> [Task]: Pictures in the data below are not part of the copy; transcribe everything else exactly.

┏━━

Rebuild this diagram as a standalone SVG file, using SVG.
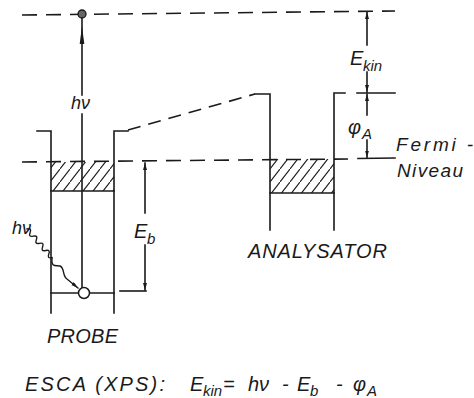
<svg xmlns="http://www.w3.org/2000/svg" width="474" height="398" viewBox="0 0 474 398">
<defs>
<style>
.ln{fill:none;stroke:#1a1a1a;stroke-width:1.6;stroke-linecap:square}
.ds{fill:none;stroke:#1a1a1a;stroke-width:1.6;stroke-dasharray:15 9}
.tx{font-family:"Liberation Sans",Arial,sans-serif;font-style:italic;fill:#1a1a1a}
.m{font-size:20px}
.s{font-size:15px}
</style>
<pattern id="hatch" patternUnits="userSpaceOnUse" width="10" height="13">
<path d="M0,13 L10,0" stroke="#1a1a1a" stroke-width="1.1" stroke-linecap="square"/>
</pattern>
<marker id="ah" markerUnits="userSpaceOnUse" markerWidth="8" markerHeight="6" refX="7" refY="2" orient="auto">
<path d="M0,0 L7,2 L0,4 z" fill="#1a1a1a"/>
</marker>
</defs>
<rect width="474" height="398" fill="#fff"/>

<g id="vacuum-level">
<line class="ds" x1="22" y1="15" x2="395" y2="11"/>
</g>
<g id="fermi-level">
<line class="ds" x1="22" y1="162" x2="348" y2="159"/>
<line class="ln" x1="358" y1="158.5" x2="395" y2="158"/>
</g>

<g id="probe">
<rect x="51" y="162" width="63" height="29" fill="url(#hatch)"/>
<path class="ln" d="M37,131 H51 V313"/>
<path class="ln" d="M128,131 H114 V313"/>
<line class="ln" x1="51" y1="191" x2="114" y2="191"/>
<line class="ln" x1="51" y1="293" x2="114" y2="293"/>
<line class="ln" x1="82" y1="114" x2="82" y2="288"/>
<circle cx="84" cy="293" r="5.5" fill="#fff" stroke="#1a1a1a" stroke-width="1.5"/>
</g>

<g id="analyzer">
<rect x="270" y="159" width="64" height="34" fill="url(#hatch)"/>
<path class="ln" d="M255,94 H270 V230"/>
<path class="ln" d="M334,230 V93 H345"/>
<line class="ln" x1="270" y1="193" x2="334" y2="193"/>
<line class="ln" x1="357" y1="93" x2="395" y2="93"/>
</g>

<g id="photoelectron">
<circle cx="82" cy="14" r="4" fill="#666" stroke="#1a1a1a" stroke-width="1.3"/>
</g>

<g id="connectors">
<line class="ln" x1="82" y1="18" x2="82" y2="95"/>
<path d="M82,26 L84.3,44 L79.7,44 z" fill="#1a1a1a"/>
<line class="ds" x1="128" y1="130" x2="255" y2="94" style="stroke-dasharray:13 8"/>
<g transform="translate(27,229) rotate(49)">
<path class="ln" d="M0,0 q2.4,-4.5 4.75,0 t4.75,0 t4.75,0 t4.75,0 t4.75,0 t4.75,0 t4.75,0 t4.75,0" style="stroke-width:1.4"/>
</g>
<path class="ln" style="stroke-width:1.4" d="M52,258 C51,268 56,265 60,266 C65,268 62,276 67,279 L78,288" marker-end="url(#ah)"/>
<line class="ln" x1="367" y1="45" x2="367" y2="12" marker-end="url(#ah)"/>
<line class="ln" x1="367" y1="72" x2="367" y2="92" marker-end="url(#ah)"/>
<line class="ln" x1="367" y1="115" x2="367" y2="94" marker-end="url(#ah)"/>
<line class="ln" x1="367" y1="140" x2="367" y2="157.5" marker-end="url(#ah)"/>
<line class="ln" x1="145" y1="213" x2="145" y2="163" marker-end="url(#ah)"/>
<line class="ln" x1="145" y1="245" x2="145" y2="290" marker-end="url(#ah)"/>
<line class="ln" x1="120" y1="291" x2="146" y2="291"/>
</g>

<g id="labels">
<text class="tx" x="71" y="109" style="font-size:18px">hν</text>
<text class="tx m" x="350" y="65">E</text><text class="tx s" x="363" y="71">kin</text>
<text class="tx m" x="348" y="134">φ</text><text class="tx s" x="362" y="139">A</text>
<text class="tx" x="396" y="151" style="font-size:19px" textLength="77" lengthAdjust="spacing">Fermi -</text>
<text class="tx" x="397" y="177" style="font-size:19px" textLength="66" lengthAdjust="spacing">Niveau</text>
<text class="tx m" x="134" y="238">E</text><text class="tx s" x="147" y="244">b</text>
<text class="tx" x="12" y="234" style="font-size:18px">hν</text>
<text class="tx m" x="248" y="258" textLength="139" lengthAdjust="spacing">ANALYSATOR</text>
<text class="tx m" x="47" y="343" textLength="71" lengthAdjust="spacing">PROBE</text>
<text class="tx" x="25" y="391" style="font-size:20px" textLength="140" lengthAdjust="spacing">ESCA (XPS):</text>
<text class="tx m" x="190" y="391">E</text><text class="tx s" x="203" y="396">kin</text><text class="tx m" x="223" y="391">=</text>
<text class="tx m" x="248" y="391">hν</text>
<text class="tx m" x="282" y="391">-</text>
<text class="tx m" x="297" y="391">E</text><text class="tx s" x="310" y="396">b</text>
<text class="tx m" x="336" y="391">-</text>
<text class="tx m" x="353" y="391">φ</text><text class="tx s" x="367" y="396">A</text>
</g>
</svg>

┗━━

> [Reply to the task]:
Rebuild this diagram as a standalone SVG file, using SVG.
<svg xmlns="http://www.w3.org/2000/svg" width="474" height="398" viewBox="0 0 474 398">
<defs>
<style>
.ln{fill:none;stroke:#1a1a1a;stroke-width:1.6;stroke-linecap:square}
.ds{fill:none;stroke:#1a1a1a;stroke-width:1.6;stroke-dasharray:15 9}
.tx{font-family:"Liberation Sans",Arial,sans-serif;font-style:italic;fill:#1a1a1a}
.m{font-size:20px}
.s{font-size:15px}
</style>
<pattern id="hatch" patternUnits="userSpaceOnUse" width="10" height="13">
<path d="M0,13 L10,0" stroke="#1a1a1a" stroke-width="1.1" stroke-linecap="square"/>
</pattern>
<marker id="ah" markerUnits="userSpaceOnUse" markerWidth="8" markerHeight="6" refX="7" refY="2" orient="auto">
<path d="M0,0 L7,2 L0,4 z" fill="#1a1a1a"/>
</marker>
</defs>
<rect width="474" height="398" fill="#fff"/>

<g id="vacuum-level">
<line class="ds" x1="22" y1="15" x2="395" y2="11"/>
</g>
<g id="fermi-level">
<line class="ds" x1="22" y1="162" x2="348" y2="159"/>
<line class="ln" x1="358" y1="158.5" x2="395" y2="158"/>
</g>

<g id="probe">
<rect x="51" y="162" width="63" height="29" fill="url(#hatch)"/>
<path class="ln" d="M37,131 H51 V313"/>
<path class="ln" d="M128,131 H114 V313"/>
<line class="ln" x1="51" y1="191" x2="114" y2="191"/>
<line class="ln" x1="51" y1="293" x2="114" y2="293"/>
<line class="ln" x1="82" y1="114" x2="82" y2="288"/>
<circle cx="84" cy="293" r="5.5" fill="#fff" stroke="#1a1a1a" stroke-width="1.5"/>
</g>

<g id="analyzer">
<rect x="270" y="159" width="64" height="34" fill="url(#hatch)"/>
<path class="ln" d="M255,94 H270 V230"/>
<path class="ln" d="M334,230 V93 H345"/>
<line class="ln" x1="270" y1="193" x2="334" y2="193"/>
<line class="ln" x1="357" y1="93" x2="395" y2="93"/>
</g>

<g id="photoelectron">
<circle cx="82" cy="14" r="4" fill="#666" stroke="#1a1a1a" stroke-width="1.3"/>
</g>

<g id="connectors">
<line class="ln" x1="82" y1="18" x2="82" y2="95"/>
<path d="M82,26 L84.3,44 L79.7,44 z" fill="#1a1a1a"/>
<line class="ds" x1="128" y1="130" x2="255" y2="94" style="stroke-dasharray:13 8"/>
<g transform="translate(27,229) rotate(49)">
<path class="ln" d="M0,0 q2.4,-4.5 4.75,0 t4.75,0 t4.75,0 t4.75,0 t4.75,0 t4.75,0 t4.75,0 t4.75,0" style="stroke-width:1.4"/>
</g>
<path class="ln" style="stroke-width:1.4" d="M52,258 C51,268 56,265 60,266 C65,268 62,276 67,279 L78,288" marker-end="url(#ah)"/>
<line class="ln" x1="367" y1="45" x2="367" y2="12" marker-end="url(#ah)"/>
<line class="ln" x1="367" y1="72" x2="367" y2="92" marker-end="url(#ah)"/>
<line class="ln" x1="367" y1="115" x2="367" y2="94" marker-end="url(#ah)"/>
<line class="ln" x1="367" y1="140" x2="367" y2="157.5" marker-end="url(#ah)"/>
<line class="ln" x1="145" y1="213" x2="145" y2="163" marker-end="url(#ah)"/>
<line class="ln" x1="145" y1="245" x2="145" y2="290" marker-end="url(#ah)"/>
<line class="ln" x1="120" y1="291" x2="146" y2="291"/>
</g>

<g id="labels">
<text class="tx" x="71" y="109" style="font-size:18px">hν</text>
<text class="tx m" x="350" y="65">E</text><text class="tx s" x="363" y="71">kin</text>
<text class="tx m" x="348" y="134">φ</text><text class="tx s" x="362" y="139">A</text>
<text class="tx" x="396" y="151" style="font-size:19px" textLength="77" lengthAdjust="spacing">Fermi -</text>
<text class="tx" x="397" y="177" style="font-size:19px" textLength="66" lengthAdjust="spacing">Niveau</text>
<text class="tx m" x="134" y="238">E</text><text class="tx s" x="147" y="244">b</text>
<text class="tx" x="12" y="234" style="font-size:18px">hν</text>
<text class="tx m" x="248" y="258" textLength="139" lengthAdjust="spacing">ANALYSATOR</text>
<text class="tx m" x="47" y="343" textLength="71" lengthAdjust="spacing">PROBE</text>
<text class="tx" x="25" y="391" style="font-size:20px" textLength="140" lengthAdjust="spacing">ESCA (XPS):</text>
<text class="tx m" x="190" y="391">E</text><text class="tx s" x="203" y="396">kin</text><text class="tx m" x="223" y="391">=</text>
<text class="tx m" x="248" y="391">hν</text>
<text class="tx m" x="282" y="391">-</text>
<text class="tx m" x="297" y="391">E</text><text class="tx s" x="310" y="396">b</text>
<text class="tx m" x="336" y="391">-</text>
<text class="tx m" x="353" y="391">φ</text><text class="tx s" x="367" y="396">A</text>
</g>
</svg>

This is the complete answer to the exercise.